Twits, Toxic Tweets, and Tribal Tendencies: Trends in Politically Polarized Posts on Twitter


Recommended citation: Hans W. A. Hanley and Zakir Durumeric. "Twits, Toxic Tweets, and Tribal Tendencies: Trends in Politically Polarized Posts on Twitter." (2023).

Social media platforms are often blamed for exacerbating political polarization and worsening public dialogue. Many claim hyperpartisan users post pernicious content, slanted to their political views encouraging raucous and otherwise toxic conversations. However, what factors, actually contribute to increased online toxicity and negative interactions?

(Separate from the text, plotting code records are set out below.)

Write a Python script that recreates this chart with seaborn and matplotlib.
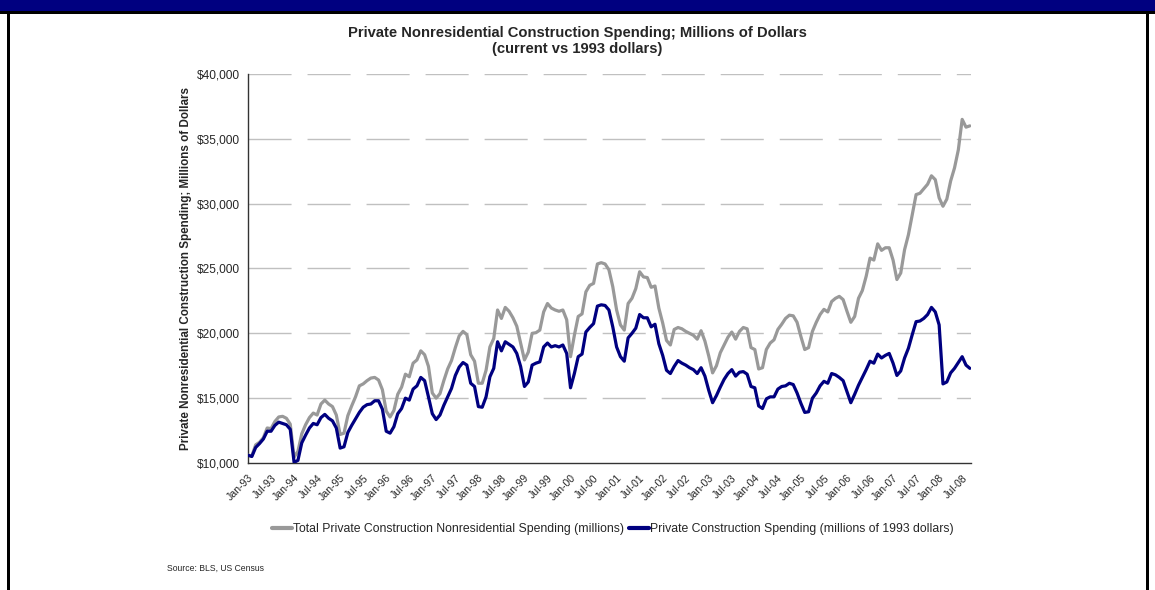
import matplotlib
matplotlib.use("Agg")
import matplotlib.pyplot as plt
import seaborn as sns
import pandas as pd
import numpy as np
from matplotlib.patches import Rectangle
from matplotlib.lines import Line2D

# Monthly data, Jan-1993 .. Sep-2008 (189 months)
nominal = [
    10600, 10550, 11400, 11600, 11950, 12700, 12650, 13200, 13550, 13600, 13450, 13000,   # 1993
    10450, 10900, 12250, 12950, 13500, 13850, 13700, 14550, 14850, 14550, 14350, 13700,   # 1994
    12200, 12300, 13650, 14400, 15100, 15950, 16100, 16350, 16550, 16600, 16400, 15650,   # 1995
    14000, 13550, 14050, 15300, 15850, 16850, 16650, 17700, 17950, 18650, 18350, 17450,   # 1996
    15400, 15000, 15350, 16350, 17250, 17900, 18900, 19800, 20150, 19900, 18350, 17850,   # 1997
    16150, 16150, 17150, 18950, 19600, 21800, 21150, 22000, 21700, 21200, 20550, 19250,   # 1998
    17950, 18550, 20000, 20050, 20250, 21650, 22300, 21950, 21800, 21700, 21800, 21050,   # 1999
    18200, 19850, 21300, 21500, 23200, 23700, 23850, 25350, 25450, 25350, 24900, 23600,   # 2000
    21800, 20650, 20250, 22300, 22700, 23450, 24750, 24350, 24300, 23550, 23650, 21950,   # 2001
    20800, 19450, 19100, 20300, 20450, 20350, 20150, 20000, 19850, 19550, 20200, 19400,   # 2002
    18250, 16950, 17500, 18500, 19100, 19700, 20100, 19550, 20150, 20450, 20350, 18900,   # 2003
    18750, 17250, 17350, 18750, 19250, 19500, 20300, 20700, 21150, 21400, 21350, 20850,   # 2004
    19750, 18750, 18900, 20150, 20850, 21450, 21850, 21650, 22450, 22700, 22850, 22600,   # 2005
    21700, 20850, 21300, 22700, 23300, 24400, 25800, 25650, 26900, 26400, 26600, 26600,   # 2006
    25650, 24150, 24650, 26450, 27600, 29150, 30700, 30800, 31150, 31500, 32150, 31850,   # 2007
    30450, 29800, 30350, 31750, 32750, 34150, 36500, 35900, 36000,                        # 2008
]
real_1993 = [
    10600, 10500, 11200, 11500, 11850, 12450, 12450, 12900, 13150, 13050, 12950, 12600,   # 1993
    10050, 10200, 11550, 12150, 12700, 13050, 12950, 13500, 13750, 13450, 13250, 12700,   # 1994
    11150, 11250, 12350, 12900, 13400, 13900, 14300, 14500, 14550, 14800, 14800, 14150,   # 1995
    12450, 12300, 12800, 13800, 14200, 15000, 14850, 15700, 15950, 16600, 16350, 15100,   # 1996
    13800, 13350, 13700, 14450, 15100, 15750, 16750, 17400, 17750, 17550, 16150, 15900,   # 1997
    14350, 14300, 15100, 16650, 17300, 19350, 18650, 19350, 19150, 18950, 18450, 17450,   # 1998
    15900, 16250, 17550, 17700, 17800, 18950, 19250, 18950, 19050, 18950, 19100, 18450,   # 1999
    15800, 16900, 18200, 18400, 20100, 20450, 20750, 22100, 22200, 22150, 21800, 20500,   # 2000
    18950, 18200, 17850, 19650, 20000, 20400, 21450, 21200, 21200, 20500, 20700, 19200,   # 2001
    18300, 17150, 16900, 17450, 17900, 17700, 17550, 17350, 17200, 16900, 17350, 16700,   # 2002
    15600, 14650, 15200, 15850, 16450, 16900, 17200, 16700, 17000, 17050, 16850, 15900,   # 2003
    15800, 14400, 14200, 14950, 15100, 15100, 15700, 15900, 15950, 16150, 16050, 15400,   # 2004
    14600, 13900, 13950, 15000, 15400, 15950, 16300, 16150, 16900, 16800, 16600, 16350,   # 2005
    15500, 14650, 15300, 16000, 16600, 17200, 17850, 17700, 18400, 18100, 18300, 18450,   # 2006
    17700, 16750, 17100, 18100, 18850, 19900, 20900, 20950, 21150, 21450, 22000, 21650,   # 2007
    20650, 16100, 16250, 16950, 17300, 17750, 18200, 17550, 17300,                        # 2008
]
month_idx = list(range(len(nominal)))
tick_labels = [f"{m}-{y:02d}" for y in list(range(93, 100)) + list(range(0, 9))
               for m in ("Jan", "Jul")]
tick_pos = list(range(0, 6 * len(tick_labels), 6))
y_ticks = [10000, 15000, 20000, 25000, 30000, 35000, 40000]

label_nom = "Total Private Construction Nonresidential Spending (millions)"
label_real = "Private Construction Spending (millions of 1993 dollars)"

df = pd.DataFrame({
    "month": month_idx * 2,
    "value": nominal + real_1993,
    "series": [label_nom] * len(nominal) + [label_real] * len(real_1993),
})

sns.set_style("white")
plt.rcParams["font.family"] = ["Liberation Sans", "DejaVu Sans"]

fig = plt.figure(figsize=(11.55, 5.90), dpi=100)
W, H = 1155, 590

# frame decoration
fig.patches.append(Rectangle((0, 1 - 11 / H), 1, 11 / H, transform=fig.transFigure,
                             facecolor="#000080", edgecolor="none", zorder=0))
fig.patches.append(Rectangle((0, 1 - 14 / H), 1, 3 / H, transform=fig.transFigure,
                             facecolor="black", edgecolor="none", zorder=0))
fig.patches.append(Rectangle((7 / W, 0), 3 / W, 1 - 11 / H, transform=fig.transFigure,
                             facecolor="black", edgecolor="none", zorder=0))
fig.patches.append(Rectangle((1146 / W, 0), 3 / W, 1 - 11 / H, transform=fig.transFigure,
                             facecolor="black", edgecolor="none", zorder=0))

ax = fig.add_axes([248 / W, 1 - 463 / H, (971 - 248) / W, (463 - 74) / H])
sns.lineplot(data=df, x="month", y="value", hue="series",
             palette={label_nom: "#999999", label_real: "#000080"},
             linewidth=2.3, ax=ax, legend=False, zorder=3)

ax.set_xlim(0, 188.3)
ax.set_ylim(10000, 40000)
ax.set_yticks(y_ticks)
ax.set_yticklabels([f"${v:,.0f}" for v in y_ticks], fontsize=8.6)
ax.set_xticks(tick_pos)
ax.set_xticklabels(tick_labels, rotation=45, ha="right", rotation_mode="anchor", fontsize=7.6)
ax.set_xlabel("")
ax.set_ylabel("Private Nonresidential Construction Spending; Millions of Dollars",
              fontsize=8.4, fontweight="bold", labelpad=3)
ax.tick_params(axis="both", direction="out", length=4, width=1, color="#333333", pad=2)
ax.tick_params(axis="x", pad=3)
for s in ("top", "right"):
    ax.spines[s].set_visible(False)
for s in ("left", "bottom"):
    ax.spines[s].set_color("#333333")
    ax.spines[s].set_linewidth(1)

for v in y_ticks[1:]:
    ax.axhline(v, color="#c0c0c0", linewidth=1, dashes=(31, 11.5), zorder=1)

fig.text(0.5, 1 - 33 / H, "Private Nonresidential Construction Spending; Millions of Dollars",
         ha="center", va="center", fontsize=10.6, fontweight="bold")
fig.text(0.5, 1 - 49 / H, "(current vs 1993 dollars)",
         ha="center", va="center", fontsize=10.6, fontweight="bold")

handles = [Line2D([], [], color="#999999", linewidth=3),
           Line2D([], [], color="#000080", linewidth=3)]
fig.legend(handles, [label_nom, label_real], loc="center", bbox_to_anchor=(0.5306, 1 - 529 / H),
           ncol=2, frameon=False, fontsize=8.8, handlelength=1.6, handletextpad=0.1,
           columnspacing=0.4)

fig.text(167 / W, 1 - 568 / H, "Source: BLS, US Census", ha="left", va="center", fontsize=6.2)

fig.savefig("out.png", dpi=100)
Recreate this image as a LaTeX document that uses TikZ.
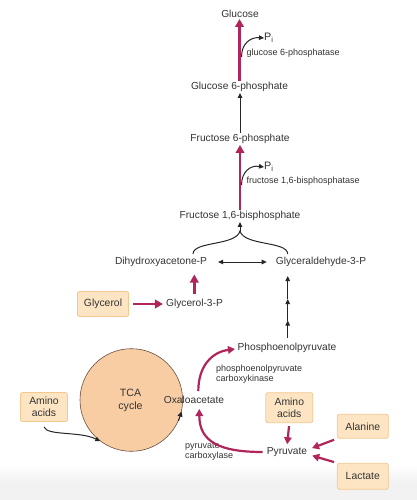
\documentclass[tikz,border=0pt]{standalone}
\usepackage{fontspec}
\setmainfont{Liberation Sans}
\usetikzlibrary{arrows.meta,calc}
\definecolor{txt}{HTML}{333333}
\definecolor{redc}{HTML}{B0255A}
\definecolor{boxfill}{HTML}{FDE5C4}
\definecolor{boxdraw}{HTML}{F2C88E}
\definecolor{circfill}{HTML}{F9CDA4}
\definecolor{circdraw}{HTML}{6B5040}
\tikzset{
  lbl/.style={text=txt,font=\fontsize{10.2}{12}\selectfont,inner sep=1pt},
  small/.style={text=txt,font=\fontsize{9}{10}\selectfont,inner sep=0pt,anchor=west,align=left},
  srcbox/.style={lbl,draw=boxdraw,fill=boxfill,rounded corners=2pt,align=center,line width=0.8pt,font=\fontsize{10.4}{12}\selectfont},
  redarrow/.style={draw=redc,line width=2.6pt,-{Triangle[length=8pt,width=8.5pt]}},
  redcurve/.style={draw=redc,line width=2.2pt,-{Triangle[length=7pt,width=7.5pt]}},
  blk/.style={draw=black!85,line width=1pt,-{Triangle[length=5pt,width=4.5pt]}},
  blk2/.style={draw=black!85,line width=1pt,{Triangle[length=5pt,width=4.5pt]}-{Triangle[length=5pt,width=4.5pt]}},
}
\begin{document}
\begin{tikzpicture}[x=1pt,y=-1pt]
\useasboundingbox (0,0) rectangle (417,500);
\fill[white] (0,0) rectangle (417,500);
\shade[top color=white,bottom color=black!5] (0,464) rectangle (417,482);
\fill[black!5] (0,482) rectangle (417,500);

% main chain
\node[lbl] (glc) at (240,14) {Glucose};
\node[lbl] (g6p) at (239.5,87) {Glucose 6-phosphate};
\node[lbl] (f6p) at (240,139) {Fructose 6-phosphate};
\node[lbl] (f16) at (240,216) {Fructose 1,6-bisphosphate};
\node[lbl] (dhap) at (161,262) {Dihydroxyacetone-P};
\node[lbl] (g3p) at (321,262) {Glyceraldehyde-3-P};
\node[srcbox,minimum width=51pt,minimum height=25pt] (glyc) at (103,304) {Glycerol};
\node[lbl] (gly3p) at (194.5,304) {Glycerol-3-P};
\node[lbl] (pep) at (287,348) {Phosphoenolpyruvate};
\node[circle,draw=circdraw,fill=circfill,line width=0.6pt,minimum size=102.6pt,inner sep=0pt] (tca) at (131.3,400) {};
\node[lbl,align=center,font=\fontsize{10.6}{13}\selectfont] (tcat) at (130.5,400.5) {TCA\\cycle};
\node[lbl] (oaa) at (194,399.5) {Oxaloacetate};
\node[srcbox,minimum width=47pt,minimum height=29pt] (aa1) at (44,407) {Amino\\acids};
\node[srcbox,minimum width=47pt,minimum height=30pt] (aa2) at (289.3,407.7) {Amino\\acids};
\node[lbl] (pyr) at (287,452) {Pyruvate};
\node[srcbox,minimum width=51pt,minimum height=24pt] (ala) at (362.8,426.3) {Alanine};
\node[srcbox,minimum width=51pt,minimum height=26pt] (lac) at (362.8,476.3) {Lactate};

% Pi nodes and enzyme labels
\node[lbl,anchor=west,inner sep=0pt,font=\fontsize{10.8}{12}\selectfont] (pi1) at (264,38) {P\textsubscript{i}};
\node[lbl,anchor=west,inner sep=0pt,font=\fontsize{10.8}{12}\selectfont] (pi2) at (264,167) {P\textsubscript{i}};
\node[small] (e1) at (246.5,53) {glucose 6-phosphatase};
\node[small] (e2) at (246.5,181.5) {fructose 1,6-bisphosphatase};
\node[small,font=\fontsize{9}{10.3}\selectfont] (e3) at (216,374) {phosphoenolpyruvate\\carboxykinase};
\node[small,font=\fontsize{9}{10.3}\selectfont] (e4) at (185,451.5) {pyruvate\\carboxylase};

% coordinates
\coordinate (c1) at (241.5,57);
\coordinate (c2) at (241.5,185);
\coordinate (bl) at (193,254);
\coordinate (bt) at (240,231);
\coordinate (br) at (287.7,254);
\coordinate (m0) at (287.7,338);
\coordinate (m1) at (287.7,320.5);
\coordinate (m2) at (287.7,299);
\coordinate (m3) at (287.7,276);
\coordinate (o1) at (198.3,391);
\coordinate (o2) at (199.3,409);
\coordinate (gy) at (194.3,293.5);
\coordinate (dh) at (194.3,274.5);

% arrows of the chain
\draw[redarrow] (g6p.north) -- (g6p.north |- glc.south);
\draw[blk] (c1) .. controls (241.5,44) and (250,37) .. (pi1.west);
\draw[blk] (f6p.north) -- (f6p.north |- g6p.south);
\draw[redarrow] (f16.north) -- (f16.north |- f6p.south);
\draw[blk] (c2) .. controls (241.5,172) and (250,165) .. (pi2.west);
\draw[draw=black!85,line width=1pt] (bl) .. controls (193,241) and (236,246) .. (bt) .. controls (244,246) and (287.7,241) .. (br);
\draw[blk] (bt) -- (f16.south);
\draw[blk2,shorten <=10pt,shorten >=8pt] (dhap.east) -- (g3p.west);
\draw[redarrow] (gy) -- (dh);
\draw[redarrow,shorten <=4pt,shorten >=2pt] (glyc.east) -- (gly3p.west);
\draw[blk] (m0) -- (m1);
\draw[blk] (m1) -- (m2);
\draw[blk] (m2) -- (m3);

% bottom part
\draw[redcurve] (o1) .. controls (198.3,366) and (212,352) .. ($(pep.west)+(-1.5,1)$);
\draw[redcurve,shorten <=3pt] (pyr.west) .. controls (220,452) and (199.3,442) .. (o2);
\draw[blk] ($(aa1.south)+(0,5)$) .. controls (47,436) and (80,431) .. (tca.233);
\draw[blk,-{Triangle[length=5pt,width=5pt]}] (tca.-24) -- (tca.-13);
\draw[redcurve,shorten <=3pt,shorten >=2pt] (aa2.south) -- (pyr.north);
\draw[redcurve,shorten <=3pt,shorten >=4pt] (ala.south west) -- ($(pyr.east)+(0,-2.5)$);
\draw[redcurve,shorten <=3pt,shorten >=4pt] (lac.north west) -- ($(pyr.east)+(0,2.5)$);
\end{tikzpicture}
\end{document}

Within this work, we explore the role that political ideology plays in contributing to toxicity both on an individual user level and a topic level on Twitter. First, after collecting 187~million tweets from 55,415~Twitter users, we determine how several account-level characteristics including political ideology, user toxicity norms, and account age contribute to how often each user posts toxic content. Running a linear regression, we find, rather than each account’s political ideology, that the diversity of different views and the toxicity norms of the account with which that user engages has a more marked effect on their own toxicity. Namely, as users engage with a wider array of political views, we find that they post more toxic content. Performing topic analysis on the toxic content posted by these accounts using the large language model MPNet and a version of the DP-Means clustering algorithm, we find similar behavior across 6,955 different topics, with topics becoming more toxic as a wider diversity of users are involved.